С Тоней мы прожили всего полгода. Однажды, придя домой после ночного дежурства, я обнаружил, что в доме отсутствует вся наша мебель. Также исчезли мое золотое обручальное кольцо и крупная сумма денег – моя зарплата, которую я днем ранее доверчиво отдал Тоне. Хозяин дома сказал, что Тоня приехала на машине со своим любовником и его друзьями. Они погрузили мебель и другие вещи на машину и уехали в неизвестном направлении.

Я очень сильно переживал крах своей семьи. Но мне ничего не оставалось, как подать в суд на развод. Через несколько месяцев нас развели. Выплату всех судебных пошлин и издержек суд возложил на меня – таким образом Советская власть поощряла женщин, которые так демонстративно и безжалостно разрушали семью.
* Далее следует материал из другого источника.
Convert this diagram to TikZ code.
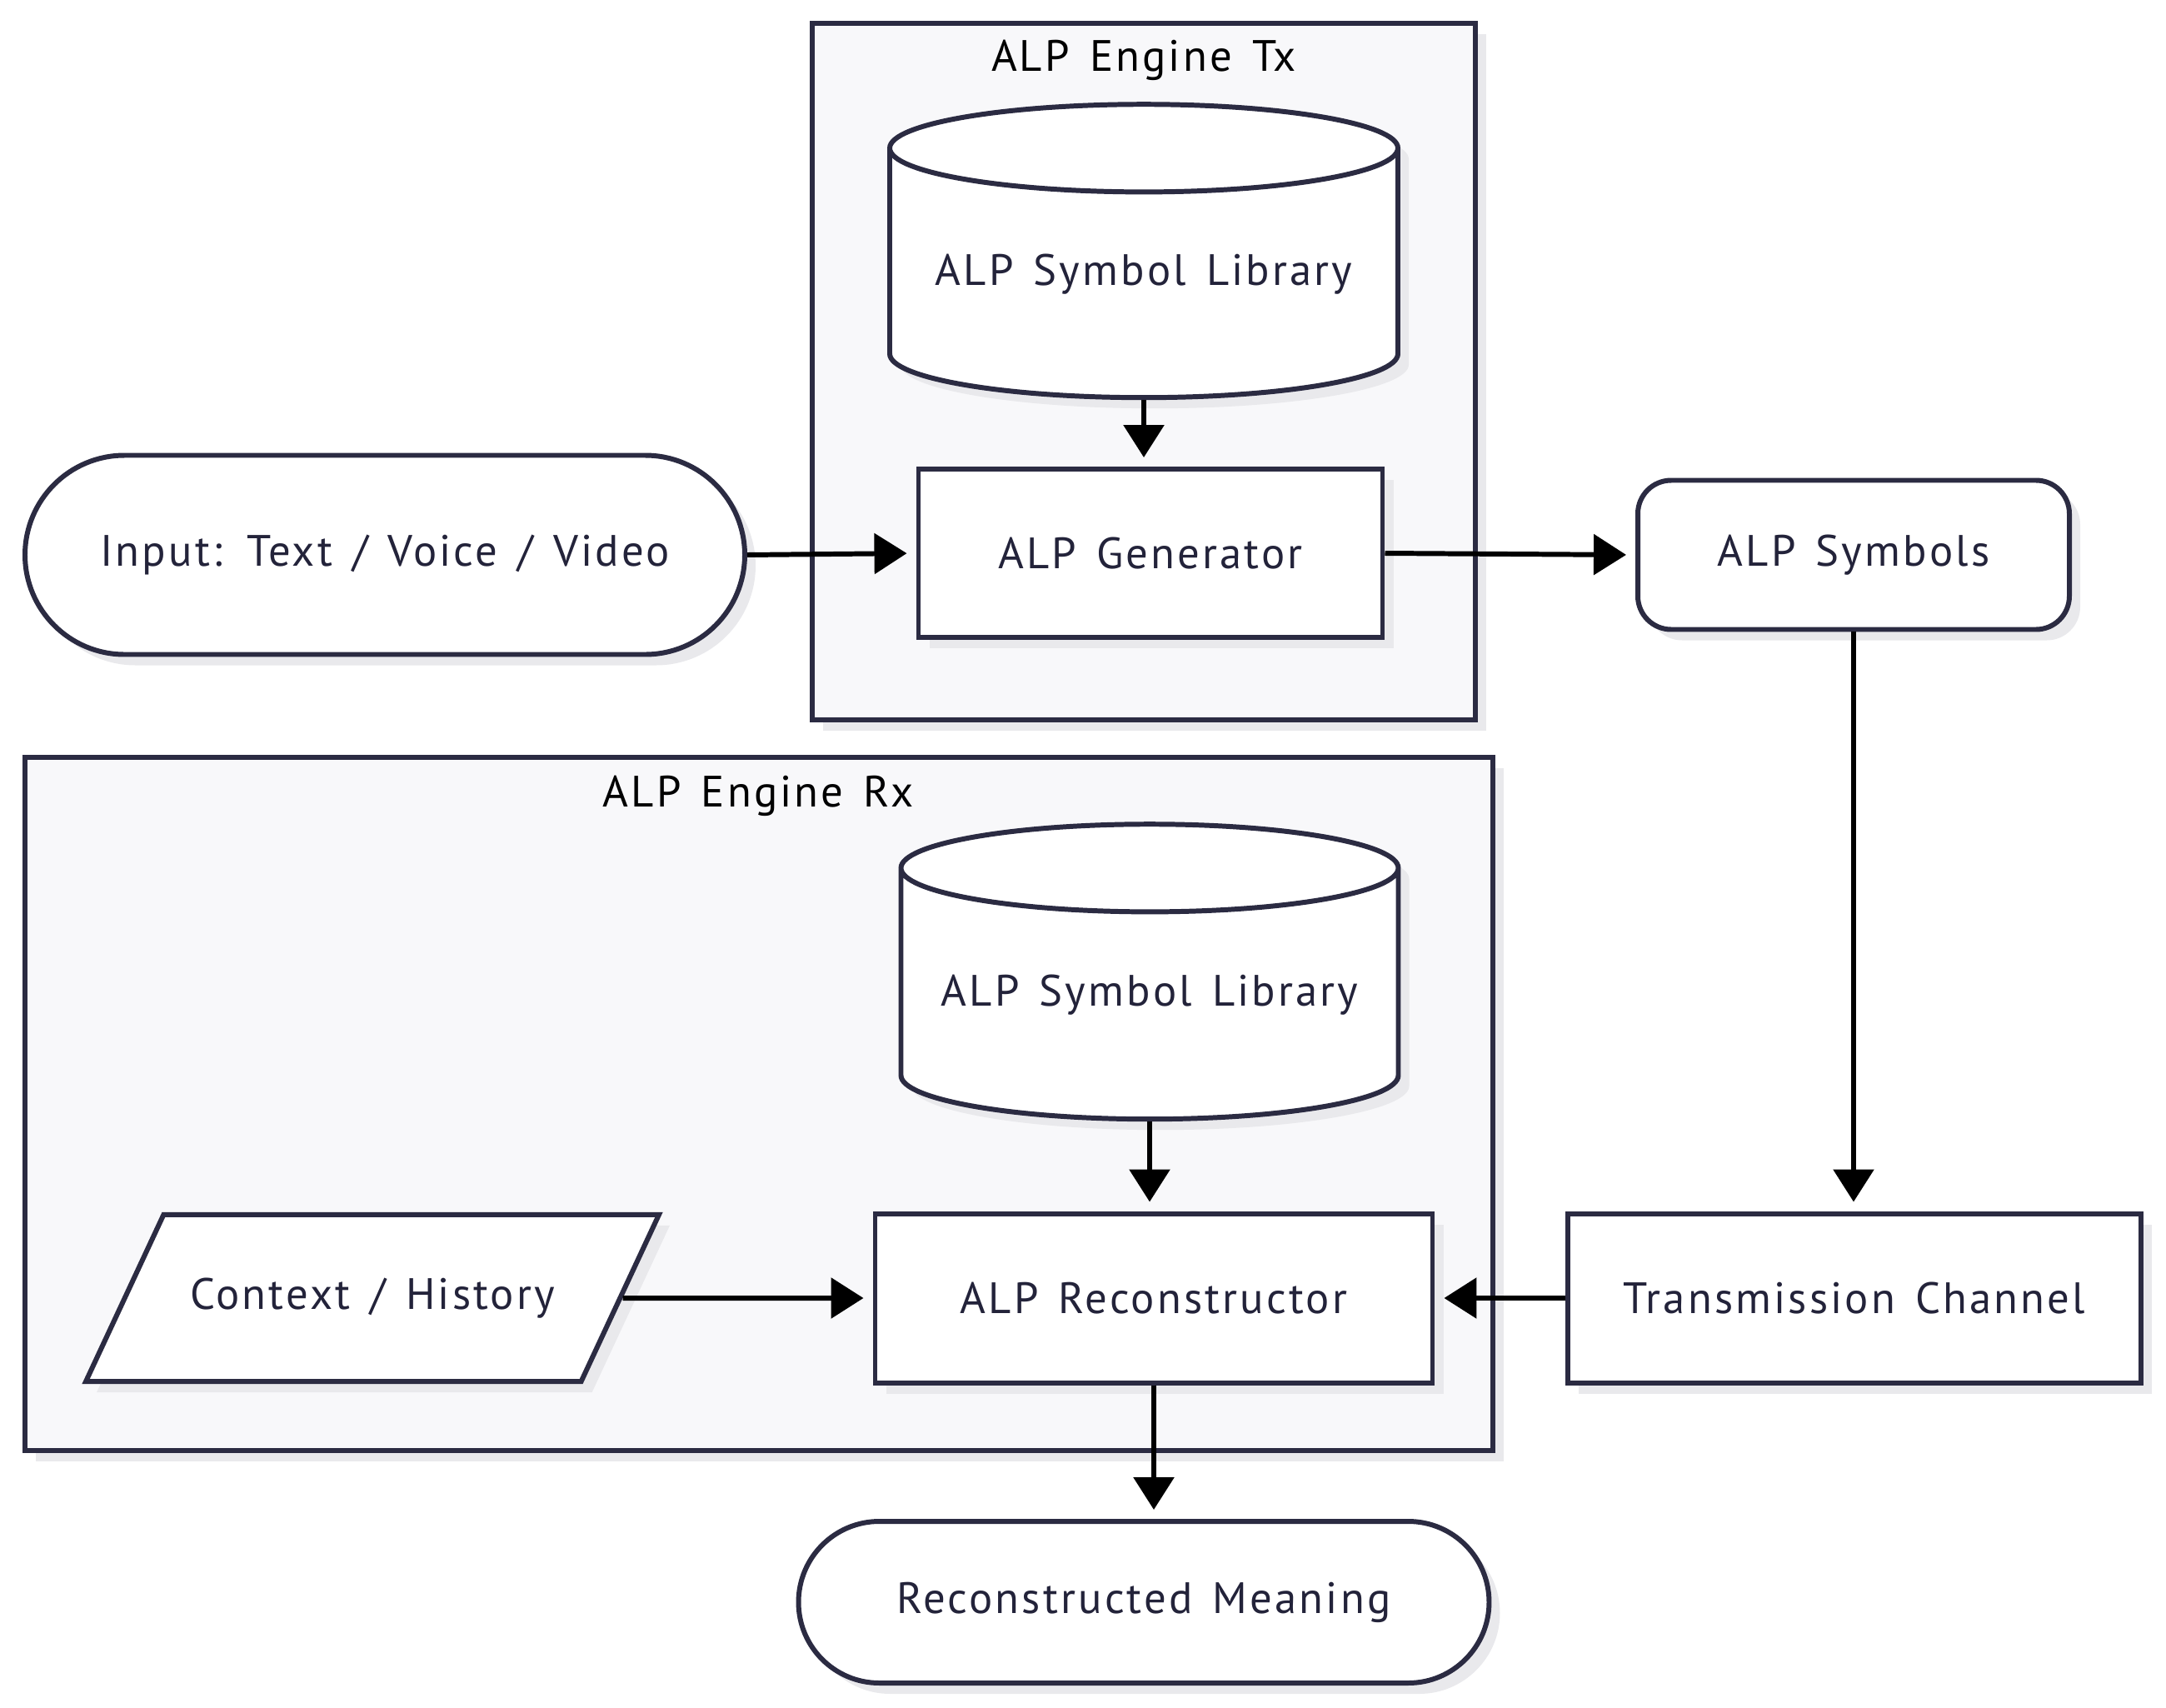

Во время процедуры развода я заметил, что Тоня была беременна.

С Тоней мы расстались в декабре 1978 года, а летом 1979 года она родила дочь. Из этого следовало, что отцом ребенка вполне мог быть я. Но так как Тоня не подала на алименты, то, скорее всего, она забеременела от своего любовника. Вполне возможно, что Тоня была близка с ним, когда мы еще жили с ней.

Тот факт, что Тоня постоянно принимала огромное количество сильнодействующих средств, стал причиной врожденного диабета у ее дочери. Несчастная девочка прожила всего 26 лет. В последние годы ее жизни я несколько раз видел ее с матерью в городе. Крошка была очень худенькой, с маленьким бледным лицом. Она с трудом передвигалась, держа мать за руку.

Через два года после развода с Тоней ко мне подошел тот самый ее любовник и предложил зайти с ним в ресторан. Теперь это был уже ее муж. Его звали Мишей. Я согласился – и мы с ним немного выпили. Миша искренне извинился передо мной за все те неприятности, которые он мне причинил. Они с Тоней жили плохо – три раза разводились, их дочь была смертельно больна. Миша показался мне глубоко несчастным человеком. А я чувствовал к нему огромную признательность за то, что он избавил меня от этой низкой женщины.